Required work — Output the line that holds "Clone this chart in matplotlib.", the line that holds "from matplotlib.ticker import", and every line between them, exactly, but none of the pictures.

Provided data —

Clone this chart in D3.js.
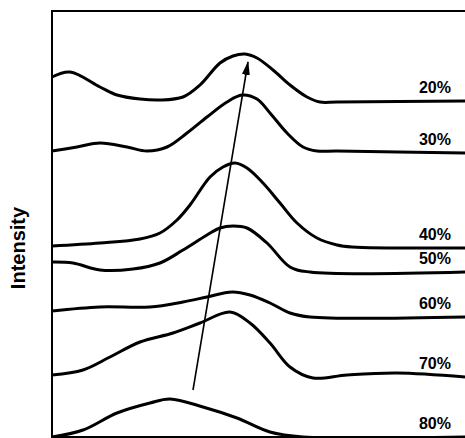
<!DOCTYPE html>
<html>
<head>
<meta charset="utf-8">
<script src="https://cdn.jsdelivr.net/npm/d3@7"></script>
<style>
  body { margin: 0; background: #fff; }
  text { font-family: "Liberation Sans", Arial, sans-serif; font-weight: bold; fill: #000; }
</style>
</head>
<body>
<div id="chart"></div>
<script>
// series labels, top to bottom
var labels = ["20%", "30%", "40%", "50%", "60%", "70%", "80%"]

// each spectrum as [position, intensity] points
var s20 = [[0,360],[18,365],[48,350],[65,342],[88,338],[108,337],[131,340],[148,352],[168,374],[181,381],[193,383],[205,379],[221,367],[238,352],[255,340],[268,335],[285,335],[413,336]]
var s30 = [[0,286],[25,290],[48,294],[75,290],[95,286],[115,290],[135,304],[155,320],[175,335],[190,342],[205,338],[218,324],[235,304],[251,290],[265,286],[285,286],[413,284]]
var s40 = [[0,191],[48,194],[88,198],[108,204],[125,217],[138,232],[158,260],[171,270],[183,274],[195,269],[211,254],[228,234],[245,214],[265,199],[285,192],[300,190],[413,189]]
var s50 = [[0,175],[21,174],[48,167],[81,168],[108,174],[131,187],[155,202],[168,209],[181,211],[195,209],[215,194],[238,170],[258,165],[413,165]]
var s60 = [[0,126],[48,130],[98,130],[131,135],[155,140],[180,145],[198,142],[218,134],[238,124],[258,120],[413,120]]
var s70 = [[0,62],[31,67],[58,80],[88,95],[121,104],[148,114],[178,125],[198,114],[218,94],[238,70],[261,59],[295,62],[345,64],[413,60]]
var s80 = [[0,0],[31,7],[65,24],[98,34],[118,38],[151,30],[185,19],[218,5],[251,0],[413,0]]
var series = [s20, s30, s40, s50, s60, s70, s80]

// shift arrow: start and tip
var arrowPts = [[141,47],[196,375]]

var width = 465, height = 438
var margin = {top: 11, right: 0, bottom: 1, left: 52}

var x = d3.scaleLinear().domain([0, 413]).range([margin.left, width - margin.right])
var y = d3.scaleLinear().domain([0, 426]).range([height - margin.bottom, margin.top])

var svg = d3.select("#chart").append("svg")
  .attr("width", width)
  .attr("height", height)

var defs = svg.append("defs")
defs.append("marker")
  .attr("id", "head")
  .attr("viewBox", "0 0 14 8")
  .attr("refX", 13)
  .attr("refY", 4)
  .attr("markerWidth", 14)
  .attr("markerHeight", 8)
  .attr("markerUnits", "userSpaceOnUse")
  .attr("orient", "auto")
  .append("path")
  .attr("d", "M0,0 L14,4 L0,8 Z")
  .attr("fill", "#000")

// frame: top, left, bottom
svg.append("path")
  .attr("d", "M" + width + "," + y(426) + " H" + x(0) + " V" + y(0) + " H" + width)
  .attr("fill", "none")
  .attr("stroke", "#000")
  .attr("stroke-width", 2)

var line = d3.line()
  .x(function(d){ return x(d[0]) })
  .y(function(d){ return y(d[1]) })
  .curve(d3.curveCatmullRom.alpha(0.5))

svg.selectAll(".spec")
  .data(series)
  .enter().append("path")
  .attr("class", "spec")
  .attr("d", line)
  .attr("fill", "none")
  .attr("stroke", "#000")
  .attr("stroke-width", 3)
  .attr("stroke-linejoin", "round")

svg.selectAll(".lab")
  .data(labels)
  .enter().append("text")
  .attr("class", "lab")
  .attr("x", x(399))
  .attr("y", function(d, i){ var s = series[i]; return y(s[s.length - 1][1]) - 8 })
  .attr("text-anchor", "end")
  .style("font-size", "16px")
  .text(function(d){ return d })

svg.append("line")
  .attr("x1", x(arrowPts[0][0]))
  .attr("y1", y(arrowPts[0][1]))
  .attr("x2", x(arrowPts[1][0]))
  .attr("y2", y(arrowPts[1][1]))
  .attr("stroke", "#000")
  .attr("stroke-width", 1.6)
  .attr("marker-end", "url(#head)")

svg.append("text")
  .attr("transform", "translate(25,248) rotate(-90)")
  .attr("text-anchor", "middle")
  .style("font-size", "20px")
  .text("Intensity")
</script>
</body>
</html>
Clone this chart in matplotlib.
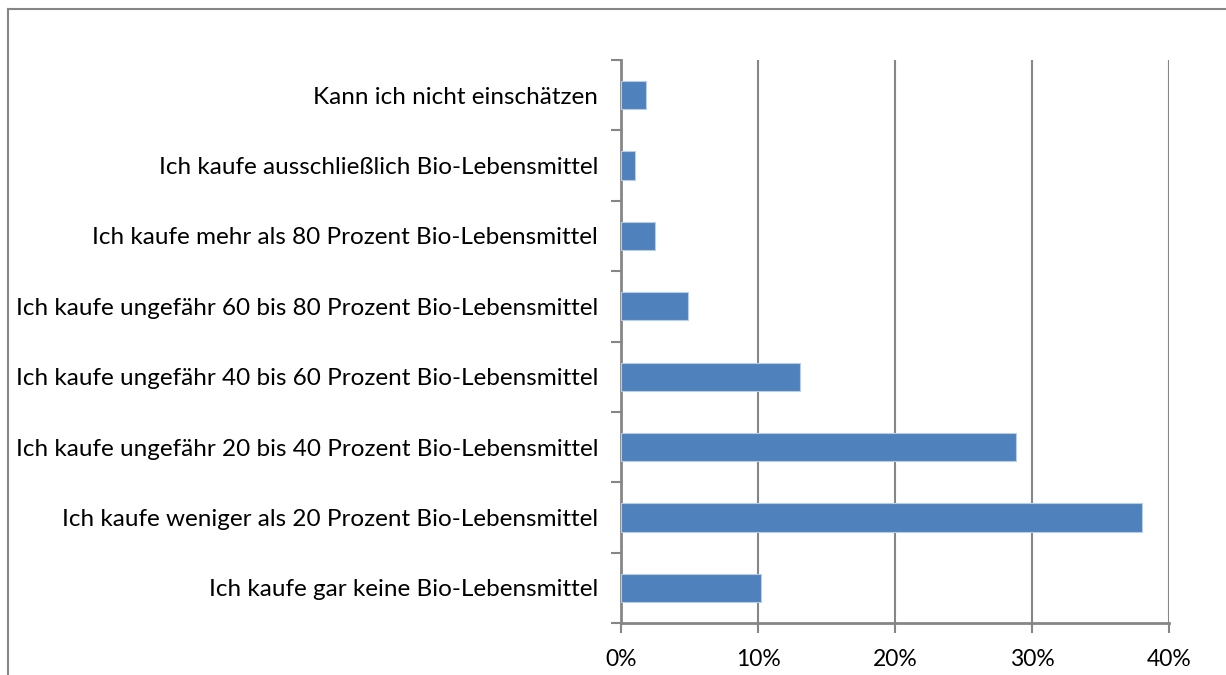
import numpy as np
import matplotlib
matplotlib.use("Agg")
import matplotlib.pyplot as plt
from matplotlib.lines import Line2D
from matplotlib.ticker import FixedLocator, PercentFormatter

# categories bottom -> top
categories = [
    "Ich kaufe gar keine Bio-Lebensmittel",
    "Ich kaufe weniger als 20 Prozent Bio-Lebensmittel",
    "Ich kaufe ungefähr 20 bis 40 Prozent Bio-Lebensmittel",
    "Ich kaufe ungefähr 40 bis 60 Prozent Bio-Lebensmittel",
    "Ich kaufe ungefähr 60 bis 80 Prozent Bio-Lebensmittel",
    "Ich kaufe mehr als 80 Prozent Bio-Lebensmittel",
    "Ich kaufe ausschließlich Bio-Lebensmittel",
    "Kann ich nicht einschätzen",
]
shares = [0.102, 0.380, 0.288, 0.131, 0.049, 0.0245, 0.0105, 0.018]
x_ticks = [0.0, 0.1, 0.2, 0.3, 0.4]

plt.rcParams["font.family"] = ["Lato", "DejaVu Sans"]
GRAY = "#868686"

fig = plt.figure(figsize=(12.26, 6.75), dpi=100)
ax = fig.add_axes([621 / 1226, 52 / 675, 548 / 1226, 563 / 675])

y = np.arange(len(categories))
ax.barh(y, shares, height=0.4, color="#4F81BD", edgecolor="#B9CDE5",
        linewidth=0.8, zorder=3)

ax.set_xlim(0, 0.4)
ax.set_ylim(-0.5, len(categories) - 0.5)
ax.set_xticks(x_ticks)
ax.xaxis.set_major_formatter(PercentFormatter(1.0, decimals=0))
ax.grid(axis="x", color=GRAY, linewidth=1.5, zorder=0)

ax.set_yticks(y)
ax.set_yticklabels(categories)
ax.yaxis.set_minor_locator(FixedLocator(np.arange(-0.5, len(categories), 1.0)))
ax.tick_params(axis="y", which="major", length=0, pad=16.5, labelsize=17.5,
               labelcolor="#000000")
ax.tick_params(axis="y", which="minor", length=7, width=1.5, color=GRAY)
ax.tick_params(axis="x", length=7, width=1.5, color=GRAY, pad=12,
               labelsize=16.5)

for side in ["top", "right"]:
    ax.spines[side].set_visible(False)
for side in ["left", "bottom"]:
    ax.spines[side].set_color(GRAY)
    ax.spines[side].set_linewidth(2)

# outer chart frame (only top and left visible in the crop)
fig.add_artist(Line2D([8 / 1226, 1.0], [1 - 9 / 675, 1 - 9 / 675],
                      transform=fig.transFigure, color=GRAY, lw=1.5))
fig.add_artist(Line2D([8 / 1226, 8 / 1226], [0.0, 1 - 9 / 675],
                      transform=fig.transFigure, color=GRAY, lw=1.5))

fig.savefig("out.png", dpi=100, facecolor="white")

In response —
Clone this chart in matplotlib.
import numpy as np
import matplotlib
matplotlib.use("Agg")
import matplotlib.pyplot as plt
from matplotlib.lines import Line2D
from matplotlib.ticker import FixedLocator, PercentFormatter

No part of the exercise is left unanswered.